The number of executives and employees at 95 government-affiliated corporations should be cut by 10 percent, and another 10 percent cut should be applied to expenditures on public works projects under their umbrella, according to a proposal made August 26 by a panel of the ruling Liberal Democratic Party.
The LDP panel on administrative reform compiled a set of proposals to downsize governmental corporations in an effort to reduce public spending on such bodies at a time when the nation is seeking ways to recover fiscal health.
By the end of next March, combined long-term debts of the central and local governments are expected to hit 476 trillion yen.
The panel, headed by Koso Sato, an LDP House of Representatives member and former chairman of the party’s General Affairs Council, also suggested that steps should be taken to discourage public corporations from offering lucrative posts to retired bureaucrats.
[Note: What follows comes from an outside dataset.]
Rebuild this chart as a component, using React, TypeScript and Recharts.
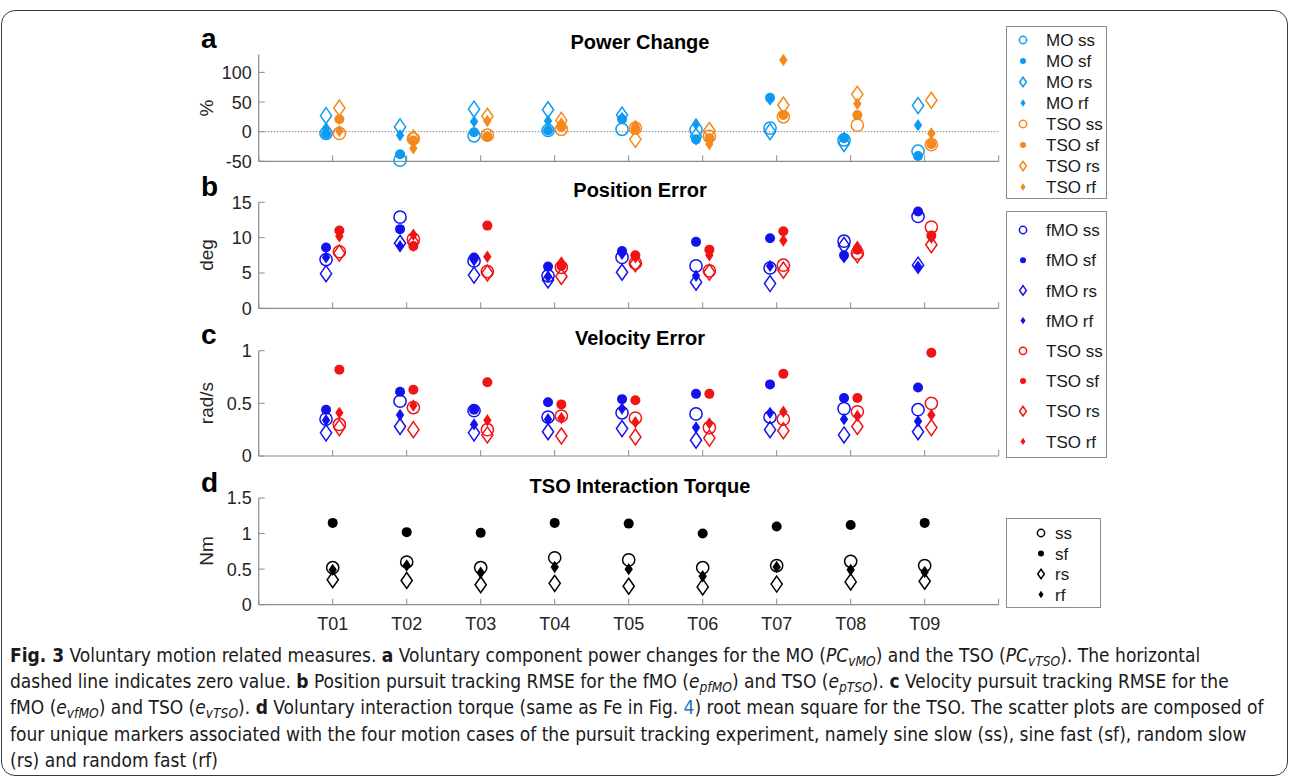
import React from "react";
import { ScatterChart, Scatter, XAxis, YAxis, ReferenceLine } from "recharts";

// trial labels on the shared x axis
const trials = ["T01", "T02", "T03", "T04", "T05", "T06", "T07", "T08", "T09"];
const xTicks = [0, 1, 2, 3, 4, 5, 6, 7, 8, 9, 10];

// a: power change (%)
const pcMoSs = [-3, -48, -7, 2, 4, 3, 6, -14, -33];
const pcMoSf = [-4, -38, -1, 2, 21, -13, 57, -11, -41];
const pcMoRs = [27, 8, 38, 37, 28, -8, 0, -20, 44];
const pcMoRf = [6, -6, 17, 18, 23, 13, 54, -10, 11];
const pcTsoSs = [-3, -12, -6, 4, 6, -8, 25, 11, -22];
const pcTsoSf = [21, -15, -8, 8, 5, -11, 28, 28, -21];
const pcTsoRs = [40, -11, 26, 19, -13, 2, 45, 63, 53];
const pcTsoRf = [1, -28, 18, 14, 10, -21, 121, 47, -3];

// b: position error (deg)
const peMoSs = [6.9, 12.9, 6.7, 4.6, 7.2, 6.0, 5.7, 9.5, 13.0];
const peMoSf = [8.6, 11.2, 7.2, 5.9, 8.1, 9.4, 9.9, 7.5, 13.7];
const peMoRs = [4.9, 9.2, 4.7, 4.0, 5.1, 3.7, 3.5, 8.9, 6.1];
const peMoRf = [7.2, 8.8, 6.8, 4.5, 7.7, 4.6, 6.0, 7.2, 5.9];
const peTsoSs = [8.0, 9.8, 5.2, 5.8, 6.4, 5.3, 6.1, 7.8, 11.5];
const peTsoSf = [11.0, 8.8, 11.7, 6.0, 7.5, 8.3, 10.9, 8.3, 10.3];
const peTsoRs = [7.8, 9.3, 5.0, 4.5, 6.3, 5.1, 5.4, 7.6, 9.0];
const peTsoRf = [10.2, 10.4, 7.3, 6.5, 7.2, 7.5, 9.6, 8.7, 10.0];

// c: velocity error (rad/s)
const veMoSs = [0.35, 0.52, 0.43, 0.37, 0.41, 0.4, 0.37, 0.45, 0.44];
const veMoSf = [0.44, 0.61, 0.44, 0.51, 0.54, 0.59, 0.68, 0.55, 0.65];
const veMoRs = [0.22, 0.28, 0.22, 0.23, 0.26, 0.15, 0.25, 0.2, 0.23];
const veMoRf = [0.34, 0.39, 0.3, 0.35, 0.45, 0.27, 0.41, 0.35, 0.33];
const veTsoSs = [0.3, 0.46, 0.25, 0.38, 0.36, 0.27, 0.35, 0.42, 0.5];
const veTsoSf = [0.82, 0.63, 0.7, 0.49, 0.53, 0.59, 0.78, 0.55, 0.98];
const veTsoRs = [0.27, 0.25, 0.2, 0.19, 0.18, 0.17, 0.24, 0.28, 0.27];
const veTsoRf = [0.41, 0.48, 0.34, 0.36, 0.32, 0.31, 0.42, 0.38, 0.39];

// d: TSO interaction torque (Nm)
const tqSs = [0.52, 0.6, 0.52, 0.66, 0.63, 0.52, 0.55, 0.61, 0.55];
const tqSf = [1.15, 1.02, 1.01, 1.15, 1.14, 1.0, 1.1, 1.12, 1.15];
const tqRs = [0.35, 0.34, 0.28, 0.3, 0.26, 0.25, 0.29, 0.32, 0.33];
const tqRf = [0.49, 0.55, 0.45, 0.53, 0.5, 0.4, 0.53, 0.49, 0.46];

const FONT = '"Liberation Sans", Arial, Helvetica, sans-serif';
const AXIS = "#8c8c8c";
const INK = "#262626";
const LIGHT_BLUE = "#0d9bf2";
const ORANGE = "#f5891e";
const BLUE = "#1212ee";
const RED = "#f01414";

type Kind = "ss" | "sf" | "rs" | "rf";
type Series = { name: string; color: string; kind: Kind; values: number[]; shift: number };

const toPoints = (values: number[], shift: number) =>
  values.map((v, i) => ({ x: i + 1 + shift, y: v }));

const group = (prefix: string, color: string, shift: number, vals: number[][]): Series[] =>
  (["ss", "sf", "rs", "rf"] as Kind[]).map((k, i) => ({
    name: prefix ? `${prefix} ${k}` : k,
    color,
    kind: k,
    values: vals[i],
    shift,
  }));

const seriesA = [
  ...group("MO", LIGHT_BLUE, -0.09, [pcMoSs, pcMoSf, pcMoRs, pcMoRf]),
  ...group("TSO", ORANGE, 0.09, [pcTsoSs, pcTsoSf, pcTsoRs, pcTsoRf]),
];
const seriesB = [
  ...group("fMO", BLUE, -0.09, [peMoSs, peMoSf, peMoRs, peMoRf]),
  ...group("TSO", RED, 0.09, [peTsoSs, peTsoSf, peTsoRs, peTsoRf]),
];
const seriesC = [
  ...group("fMO", BLUE, -0.09, [veMoSs, veMoSf, veMoRs, veMoRf]),
  ...group("TSO", RED, 0.09, [veTsoSs, veTsoSf, veTsoRs, veTsoRf]),
];
const seriesD = group("", "#000000", 0, [tqSs, tqSf, tqRs, tqRf]);

const Marker = ({ cx, cy, kind, color, small }: any) => {
  const s = small ? 0.6 : 1;
  const sw = 1.5;
  if (kind === "ss") return <circle cx={cx} cy={cy} r={6.1 * s} fill="none" stroke={color} strokeWidth={sw} />;
  if (kind === "sf") return <circle cx={cx} cy={cy} r={5 * s} fill={color} />;
  const w = (kind === "rs" ? 5.6 : 4.2) * s;
  const h = (kind === "rs" ? 8 : 6.2) * s;
  const d = `M${cx},${cy - h}L${cx + w},${cy}L${cx},${cy + h}L${cx - w},${cy}Z`;
  return kind === "rs" ? (
    <path d={d} fill="none" stroke={color} strokeWidth={sw} strokeLinejoin="miter" />
  ) : (
    <path d={d} fill={color} />
  );
};

const XTick = ({ x, y, payload, labels }: any) => {
  const v = payload.value;
  return (
    <g>
      <line x1={x} x2={x} y1={y} y2={y - 6} stroke={AXIS} />
      {labels && v >= 1 && v <= 9 && (
        <text x={x} y={y + 25} textAnchor="middle" fontSize={18} fontFamily={FONT} fill={INK}>
          {trials[v - 1]}
        </text>
      )}
    </g>
  );
};

const YTick = ({ x, y, payload }: any) => (
  <g>
    <line x1={x} x2={x + 6} y1={y} y2={y} stroke={AXIS} />
    <text x={x - 7} y={y} dy="0.36em" textAnchor="end" fontSize={18} fontFamily={FONT} fill={INK}>
      {payload.value}
    </text>
  </g>
);

type PanelProps = {
  top: number;
  marginTop: number;
  plotH: number;
  domain: [number, number];
  ticks: number[];
  series: Series[];
  labels?: boolean;
  zeroLine?: boolean;
};

const Panel = ({ top, marginTop, plotH, domain, ticks, series, labels, zeroLine }: PanelProps) => {
  const axisH = labels ? 40 : 16;
  return (
    <div style={{ position: "absolute", left: 0, top }}>
      <ScatterChart
        width={1010}
        height={marginTop + plotH + axisH}
        margin={{ top: marginTop, right: 11.3, bottom: 0, left: 198.7 }}
      >
        <XAxis
          type="number"
          dataKey="x"
          domain={[0, 10]}
          ticks={xTicks}
          interval={0}
          height={axisH}
          tickSize={0}
          tickMargin={0}
          tickLine={false}
          axisLine={{ stroke: AXIS, strokeWidth: 1.2 }}
          tick={(p: any) => <XTick {...p} labels={labels} />}
        />
        <YAxis
          type="number"
          dataKey="y"
          domain={domain}
          ticks={ticks}
          interval={0}
          width={60}
          tickSize={0}
          tickMargin={0}
          tickLine={false}
          axisLine={{ stroke: AXIS, strokeWidth: 1.2 }}
          tick={(p: any) => <YTick {...p} />}
        />
        {zeroLine && <ReferenceLine y={0} stroke="#666" strokeWidth={0.8} strokeDasharray="1.5 1.5" />}
        {series.map((s) => (
          <Scatter
            key={s.name}
            name={s.name}
            data={toPoints(s.values, s.shift)}
            isAnimationActive={false}
            shape={(p: any) => <Marker cx={p.cx} cy={p.cy} kind={s.kind} color={s.color} />}
          />
        ))}
      </ScatterChart>
    </div>
  );
};

const LegendBox = ({ left, top, width, height, items, firstRow, step, markerX, textX }: any) => (
  <svg
    width={width + 2}
    height={height + 2}
    style={{ position: "absolute", left, top, overflow: "visible" }}
  >
    <rect x={0.5} y={0.5} width={width} height={height} fill="#fff" stroke="#8c8c8c" strokeWidth={1} />
    {items.map((s: Series, i: number) => (
      <g key={s.name}>
        <Marker cx={markerX} cy={firstRow + i * step} kind={s.kind} color={s.color} small />
        <text x={textX} y={firstRow + i * step} dy="0.36em" fontSize={17} fontFamily={FONT} fill="#1a1a1a">
          {s.name}
        </text>
      </g>
    ))}
  </svg>
);

const letters = [
  { t: "a", y: 48 },
  { t: "b", y: 196 },
  { t: "c", y: 344 },
  { t: "d", y: 492 },
];
const titles = [
  { t: "Power Change", y: 48.5 },
  { t: "Position Error", y: 196.5 },
  { t: "Velocity Error", y: 345 },
  { t: "TSO Interaction Torque", y: 493 },
];
const yLabels = [
  { t: "%", y: 108 },
  { t: "deg", y: 255 },
  { t: "rad/s", y: 403 },
  { t: "Nm", y: 551 },
];

const sub: React.CSSProperties = { fontSize: "0.72em", verticalAlign: "-0.3em", lineHeight: 0 };

export default function App() {
  return (
    <div style={{ position: "absolute", left: 0, top: 0, width: 1290, height: 780, background: "#fff", overflow: "hidden" }}>
      <div
        style={{
          position: "absolute",
          left: 1,
          top: 10,
          width: 1285,
          height: 764,
          border: "1px solid #3a3a3a",
          borderRadius: 14,
        }}
      />
      <Panel top={0} marginTop={54.6} plotH={106.7} domain={[-50, 130]} ticks={[-50, 0, 50, 100]} series={seriesA} zeroLine />
      <Panel top={150} marginTop={52.3} plotH={106} domain={[0, 15]} ticks={[0, 5, 10, 15]} series={seriesB} />
      <Panel top={300} marginTop={50.7} plotH={105.3} domain={[0, 1]} ticks={[0, 0.5, 1]} series={seriesC} />
      <Panel top={450} marginTop={48} plotH={106.7} domain={[0, 1.5]} ticks={[0, 0.5, 1, 1.5]} series={seriesD} labels />

      <svg width={1290} height={640} style={{ position: "absolute", left: 0, top: 0, pointerEvents: "none" }}>
        {letters.map((l) => (
          <text key={l.t} x={201} y={l.y} fontSize={28} fontWeight="bold" fontFamily={FONT} fill="#000">
            {l.t}
          </text>
        ))}
        {titles.map((l) => (
          <text key={l.t} x={640} y={l.y} textAnchor="middle" fontSize={20} fontWeight="bold" fontFamily={FONT} fill="#000">
            {l.t}
          </text>
        ))}
        {yLabels.map((l) => (
          <text
            key={l.t}
            transform={`translate(213,${l.y}) rotate(-90)`}
            textAnchor="middle"
            fontSize={19}
            fontFamily={FONT}
            fill={INK}
          >
            {l.t}
          </text>
        ))}
      </svg>

      <LegendBox left={1006} top={26} width={100} height={172} items={seriesA} firstRow={14} step={21} markerX={17} textX={40} />
      <LegendBox left={1006} top={211} width={100} height={246} items={[...seriesB]} firstRow={19} step={30.2} markerX={17} textX={40} />
      <LegendBox left={1006} top={518} width={94} height={89} items={seriesD} firstRow={15} step={20.5} markerX={35} textX={49} />

      <div
        style={{
          position: "absolute",
          left: 10,
          top: 642,
          whiteSpace: "nowrap",
          fontFamily: '"Liberation Sans Narrow", "DejaVu Sans Condensed", "Liberation Sans", sans-serif',
          fontSize: 19,
          lineHeight: "26.2px",
          color: "#1a1a1a",
        }}
      >
        <div>
          <b>Fig. 3</b> Voluntary motion related measures. <b>a</b> Voluntary component power changes for the MO (
          <i>
            PC<span style={sub}>vMO</span>
          </i>
          ) and the TSO (
          <i>
            PC<span style={sub}>vTSO</span>
          </i>
          ). The horizontal
        </div>
        <div>
          dashed line indicates zero value. <b>b</b> Position pursuit tracking RMSE for the fMO (
          <i>
            e<span style={sub}>pfMO</span>
          </i>
          ) and TSO (
          <i>
            e<span style={sub}>pTSO</span>
          </i>
          ). <b>c</b> Velocity pursuit tracking RMSE for the
        </div>
        <div>
          fMO (
          <i>
            e<span style={sub}>vfMO</span>
          </i>
          ) and TSO (
          <i>
            e<span style={sub}>vTSO</span>
          </i>
          ). <b>d</b> Voluntary interaction torque (same as Fe in Fig. <span style={{ color: "#2b6cc4" }}>4</span>) root
          mean square for the TSO. The scatter plots are composed of
        </div>
        <div>
          four unique markers associated with the four motion cases of the pursuit tracking experiment, namely sine slow
          (ss), sine fast (sf), random slow
        </div>
        <div>(rs) and random fast (rf)</div>
      </div>
    </div>
  );
}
Sato handed the proposals to Prime Minister Ryutaro Hashimoto on August 26. Sato’s panel has so far compiled three sets of proposals, including the latest one, to reform governmental corporations, which are often referred to as symbols of nontransparency and inefficiency in regards to state expenditures.
Governmental corporations, also known as special corporations, were set up by law to pursue specific objectives, such as highway building and low-interest loan brokering to small firms.
Under the new set of proposals, the panel is targeting cuts of about 50 relevant executive posts in two years and about 11,000 employees in 10 years. However, Sato said it would be difficult for the panel to estimate how much the proposed measures could reduce government expenditures on public corporations.
Concerning the highly controversial practice of “amakudari,” in which retired bureaucrats land lucrative posts at private companies and governmental corporations, the panel said that former bureaucrats should be allowed to take less than half of the executive posts at governmental corporations.
Although no official statistics exist on former bureaucrats who take posts at governmental corporations, it is generally believed that the great majority of executive posts at such corporations are currently held by former high-ranking civil servants.
Currently, there are no rules under the National Personnel Agency regulating the practice of amakudari. The panel also said that the former bureaucrats should be banned from “watari,” or migrating to a new high-salary post at a public corporation after retiring and collecting a huge retirement payment from another.
One of the proposals said that the bureaucrats-turned-executives of such corporations should not obtain larger salaries than those for the prime minister and other ministers who appoint them. The current salary of the president of the Bank of Japan is about 51 million yen a year, although the prime minister, who appoints the BOJ president, gets only a yearly salary of 45 million yen, according to Takamori Makino, a panel member.